Importante observar que essas três referências são feitas no estudo de forma breve, como sinalização de tendências e oportunidades, sem detalhamento de ações ou políticas públicas concretas implementadas até o momento 

Oportunidades e riscos

O que ainda bloqueia a transformação

Apesar dos bons exemplos, os obstáculos persistem: ausência de financiamento adequado, entraves legais, dificuldade de articulação interinstitucional, baixa densidade populacional, imóveis desocupados, insegurança (ainda que mais percebida do que real) e pessoas em situação de rua sem políticas públicas integradas. Além disso, a legislação atual muitas vezes ignora necessidades como acessibilidade, ventilação e uso misto das edificações.

Por que reocupar é vantajoso para todos

A CBIC aponta que investir nos centros não é custo — é receita futura. Imóveis abandonados não geram impostos, consomem recursos públicos e fomentam a degradação.

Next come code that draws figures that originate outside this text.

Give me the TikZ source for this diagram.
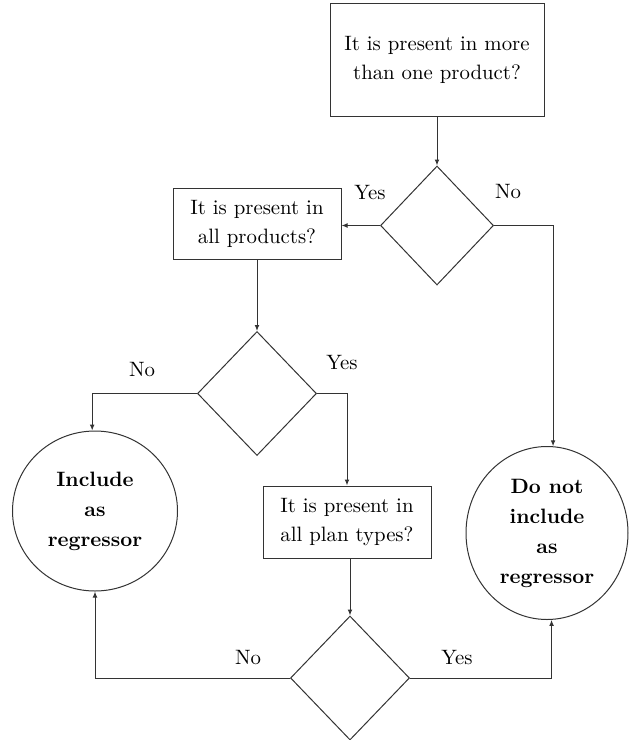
\documentclass[tikz,border=0pt]{standalone}
\usepackage{amsmath}
\usepackage{amssymb}
\usetikzlibrary{shapes.geometric,arrows.meta}

\begin{document}
\begin{tikzpicture}[x=0.5pt,y=-0.5pt,line width=0.5pt,
  every node/.style={font=\fontsize{10.4}{14.5}\selectfont},
  question/.style={draw=black!80,rectangle,align=center,inner sep=0pt},
  choice/.style={draw=black!80,diamond,inner sep=0pt,minimum width=59.5pt,minimum height=62pt},
  outcome/.style={draw=black!80,ellipse,align=center,inner sep=0pt,font=\fontsize{10.4}{15}\selectfont\bfseries},
  arr/.style={draw=black!80,-{Latex[length=3pt,width=2.4pt]}}]
\useasboundingbox (0,0) rectangle (628,740);

% questions and decisions
\node[question,minimum width=107pt,minimum height=56.5pt] (more) at (437,59.5) {It is present in more\\than one product?};
\node[choice,minimum width=56.5pt,minimum height=59.5pt] (d1) at (437,225.5) {};
\node[question,minimum width=84pt,minimum height=35.5pt] (allprod) at (257,223.5) {It is present in\\all products?};
\node[choice] (d2) at (257,393.5) {};
\node[question,minimum width=84pt,minimum height=36pt] (allplan) at (347,522) {It is present in\\all plan types?};
\node[choice] (d3) at (350,678) {};

% outcomes
\node[outcome,minimum width=82.5pt,minimum height=80pt] (incl) at (95,511) {Include\\as\\regressor};
\node[outcome,minimum width=81pt,minimum height=86.5pt] (excl) at (547,533) {Do not\\include\\as\\regressor};

% answers
\node (yes1) at (370,193) {Yes};
\node (no1) at (508,192) {No};
\node (no2) at (142,370) {No};
\node (yes2) at (342,363) {Yes};
\node (no3) at (248,658) {No};
\node (yes3) at (457,658) {Yes};

\draw[arr] (more) -- (d1);
\draw[arr] (d1.west) -- (d1.west -| allprod.east);
\draw[arr] (d1.east) -| (excl.86);
\draw[arr] (allprod) -- (d2);
\draw[arr] (d2.west) -| (incl.92);
\draw[arr] (d2.east) -| (allplan.north);
\draw[arr] (allplan.south -| d3.north) -- (d3.north);
\draw[arr] (d3.west) -| (incl.south);
\draw[arr] (d3.east) -| (excl.-87);
\end{tikzpicture}
\end{document}
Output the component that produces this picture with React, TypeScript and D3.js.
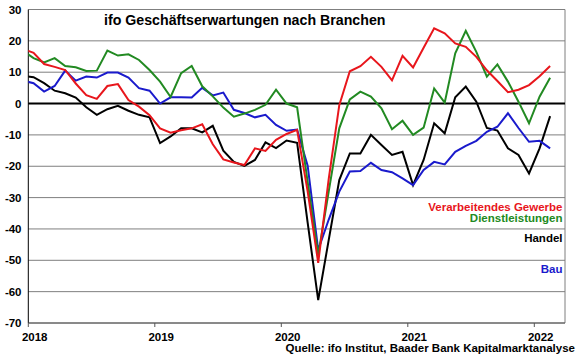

Já centros vivos movimentam comércio, turismo, serviços, arrecadação e cidadania. O modelo brasileiro ainda é tímido perto de países como a Holanda, onde 80% do mercado imobiliário é baseado em retrofit. Mas já se percebe um movimento de virada, impulsionado por diálogo entre poder público e iniciativa privada.

Conclusão do documento sob análise: o centro não está morto — ele só está esperando coragem

O centro não morreu. Foi empurrado para a irrelevância por falta de visão, de política pública consistente e de vontade de enfrentar a burocracia. Ele possui tudo que uma cidade moderna precisa: infraestrutura, transporte, localização, história e identidade. Mas carece de uma atuação firme do poder público — com estímulos claros, segurança jurídica e urbanismo inclusivo. A reocupação dos centros é a chave para cidades mais sustentáveis, humanas e inteligentes. Basta que se entenda: não é o centro que tem que se adaptar à cidade. É a cidade que precisa reconquistar o centro.